The Polaris has been one of mankind’s most favored navigational icons for ages and has always been helpful to sailors in determining latitude and locating the direction of North. Making itself only visible in the skies of the northern hemisphere, the angle between the northern pole star and the observer’s horizon is equal to the latitude of the observer.

This visible star has gone by so many names in its past - The Steering Star, the Lodestar, Stella Mars (aka Star of the Sea), the Ship Star, and Tou Mu in China (a Chinese majesty of the Polaris). The ancient Greeks referred it as Kynosoura (aka Dog’s Tail), a presence, which drew strong attention due to its central location. In other cases, Indian astronomers named it as the Pivot of the Planets while the Moguls thought this star held the Universe together as one and called it the Golden Peg.

Interesting Facts

  • The North Star is prominently close (about two thirds of a degree) to the north celestial pole which is directly overhead of the viewer at the North Pole on Earth.
  • Its visual magnitude is 1.97, which makes it the brightest star in the Little Dipper.
  • One common way of pinpointing the northern pole star in the Earth’s sky is by following the line of ‘pointer’ stars - i.e. the two stars that are furthest from the ‘handle’ of the easily viewable ‘Big Dipper’ (a section of the Ursa Major constellation).
  • There’s no South Star that works in the same vein as this star, however, the constellation of Crux (aka the Southern Cross) does point in the direction of the South Pole.
  • From the perspective of someone observing from the North Pole, this northern pole star would appear directly overhead.
  • The star appears approximately 45 degrees off the horizon, due north, at 45 degrees North Latitude.
  • It is the 40th brightest star in the night sky.

What Scandivian, Arab and Indian Myths Say About the Northern Pole Star?
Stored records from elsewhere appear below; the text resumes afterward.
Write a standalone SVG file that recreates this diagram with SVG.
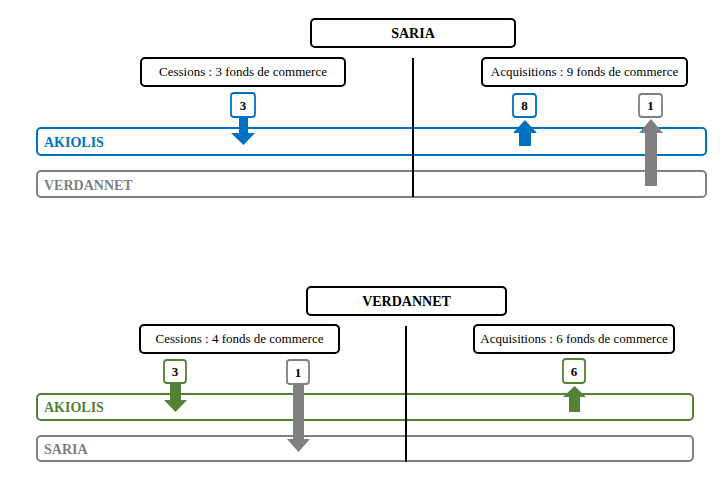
<svg xmlns="http://www.w3.org/2000/svg" width="723" height="477" viewBox="0 0 723 477">
<style>
.box{fill:#fff;stroke:#000;stroke-width:2}
text{font-family:'Liberation Serif','Times New Roman','DejaVu Serif',serif}
.hd{font-weight:bold;font-size:14px;fill:#000;text-anchor:middle}
.lbl{font-size:13px;fill:#000;text-anchor:middle}
.bar{fill:none;stroke-width:2}
.bn{font-weight:bold;font-size:14px}
.num{font-weight:bold;font-size:13px;fill:#000;text-anchor:middle}
.badge{fill:#fff;stroke-width:1.8}
.blue{stroke:#0070C0}
.green{stroke:#538135}
.gray{stroke:#808080}
.div{stroke:#000;stroke-width:2}
</style>
<rect width="723" height="477" fill="#fff"/>
<!-- Top section -->
<g id="bar-akiolis-1"><rect class="bar blue" x="37" y="128" width="669" height="27" rx="4"/><text class="bn" x="44" y="147" fill="#0070C0">AKIOLIS</text></g>
<g id="bar-verdannet-1"><rect class="bar gray" x="37" y="171" width="669" height="26" rx="4"/><text class="bn" x="44" y="190" fill="#808080">VERDANNET</text></g>
<g id="title-saria"><rect class="box" x="311" y="19" width="204" height="28" rx="4"/><text class="hd" x="413" y="38">SARIA</text></g>
<g id="cessions-1"><rect class="box" x="141" y="58" width="204" height="28" rx="4"/><text class="lbl" x="243" y="76">Cessions : 3 fonds de commerce</text></g>
<g id="acquisitions-1"><rect class="box" x="482" y="58" width="205" height="28" rx="4"/><text class="lbl" x="584.5" y="76">Acquisitions : 9 fonds de commerce</text></g>
<!-- Bottom section -->
<g id="bar-akiolis-2"><rect class="bar green" x="37" y="394" width="656" height="26" rx="4"/><text class="bn" x="44" y="412" fill="#538135">AKIOLIS</text></g>
<g id="bar-saria-2"><rect class="bar gray" x="37" y="436" width="656" height="25" rx="4"/><text class="bn" x="44" y="454" fill="#808080">SARIA</text></g>
<g id="title-verdannet"><rect class="box" x="307" y="287" width="199" height="28" rx="4"/><text class="hd" x="406.5" y="306">VERDANNET</text></g>
<g id="cessions-2"><rect class="box" x="140" y="325" width="199" height="28" rx="4"/><text class="lbl" x="239.5" y="343">Cessions : 4 fonds de commerce</text></g>
<g id="acquisitions-2"><rect class="box" x="474" y="325" width="200" height="28" rx="4"/><text class="lbl" x="574" y="343">Acquisitions : 6 fonds de commerce</text></g>
<!-- Connectors -->
<g id="connectors">
<line class="div" x1="413" y1="58" x2="413" y2="197"/>
<line class="div" x1="406" y1="326" x2="406" y2="462"/>
<polygon fill="#0070C0" points="239,117 248,117 248,133 255,133 243.5,145 231,133 239,133"/>
<polygon fill="#0070C0" points="525,120 537,133 531,133 531,146 519,146 519,133 513,133"/>
<polygon fill="#808080" points="651,119 663,133 657,133 657,186 645,186 645,133 639,133"/>
<polygon fill="#538135" points="170,383 181,383 181,400 187,400 175.5,412 164,400 170,400"/>
<polygon fill="#808080" points="293,384 304,384 304,439 310,439 298.5,452 287,439 293,439"/>
<polygon fill="#538135" points="574.5,386 586,397 580,397 580,412 569,412 569,397 563,397"/>
</g>
<!-- Badges -->
<g id="badge-3-top"><rect class="badge blue" x="231" y="93" width="24" height="24" rx="3"/><text class="num" x="243" y="110">3</text></g>
<g id="badge-8-top"><rect class="badge blue" x="513" y="94" width="23" height="23" rx="3"/><text class="num" x="524.5" y="110">8</text></g>
<g id="badge-1-top"><rect class="badge gray" x="639" y="94" width="23" height="23" rx="3"/><text class="num" x="650.5" y="110">1</text></g>
<g id="badge-3-bottom"><rect class="badge green" x="164" y="360" width="22" height="23" rx="3"/><text class="num" x="175" y="376">3</text></g>
<g id="badge-1-bottom"><rect class="badge gray" x="287" y="360" width="22" height="24" rx="3"/><text class="num" x="298" y="377">1</text></g>
<g id="badge-6-bottom"><rect class="badge green" x="563" y="359" width="22" height="24" rx="3"/><text class="num" x="574" y="376">6</text></g>
</svg>
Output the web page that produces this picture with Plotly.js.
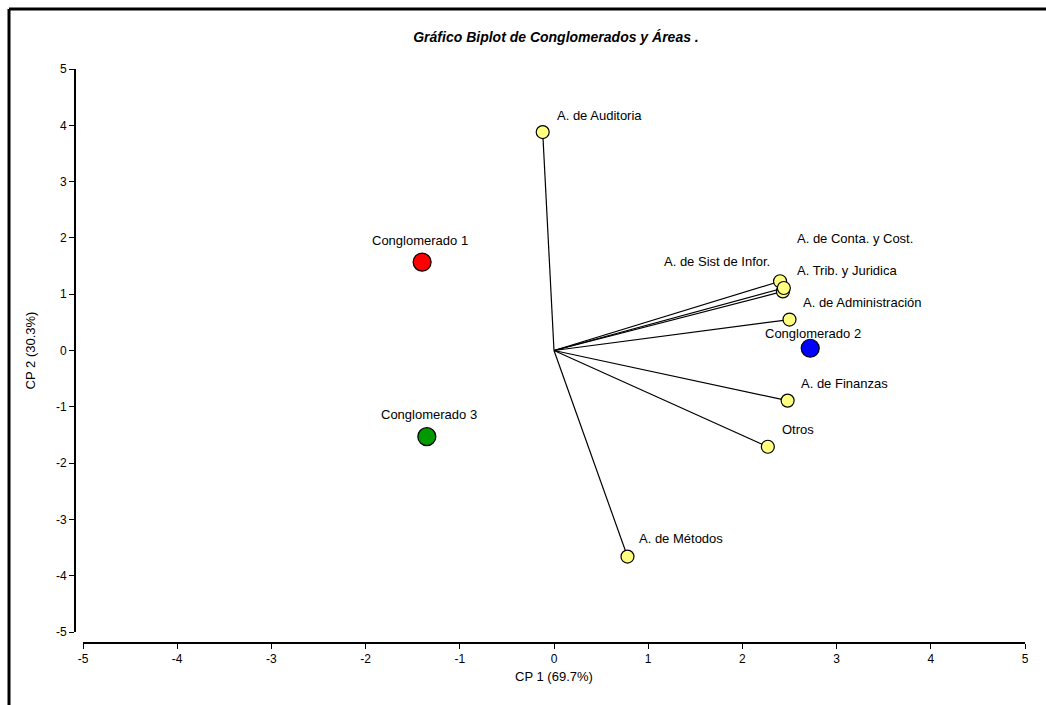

The ancient Arabs saw Polaris as a hole in the sky, an evil star called Al Kiblah. According to them, the star killed the great warrior of the sky who forever resides in a giant coffin that is outlined by the stars of the Big Dipper. The other stars are in mourning for their fallen hero and march slowly around the night sky, forever in funeral procession. Meanwhile, the northern pole star acts as a villainous outcast, forever motionless and fixed at the coldest corner of the northern sky.

Scandinavian mythology indicates that the Norse gods saw this star as a great dome in the sky that was forever fixed on a jeweled nail-head of an enormous ‘World Spike’ called Veralder Nagli which was hammered into the center of the Universe with the sky revolving around it. This originated from the Norse gods creating the Universe from the bits and pieces of their enemies’ hacked-up bodies and this ‘Spike’ with Polaris on top of it was to symbolize the completion of their enemies’ defeat.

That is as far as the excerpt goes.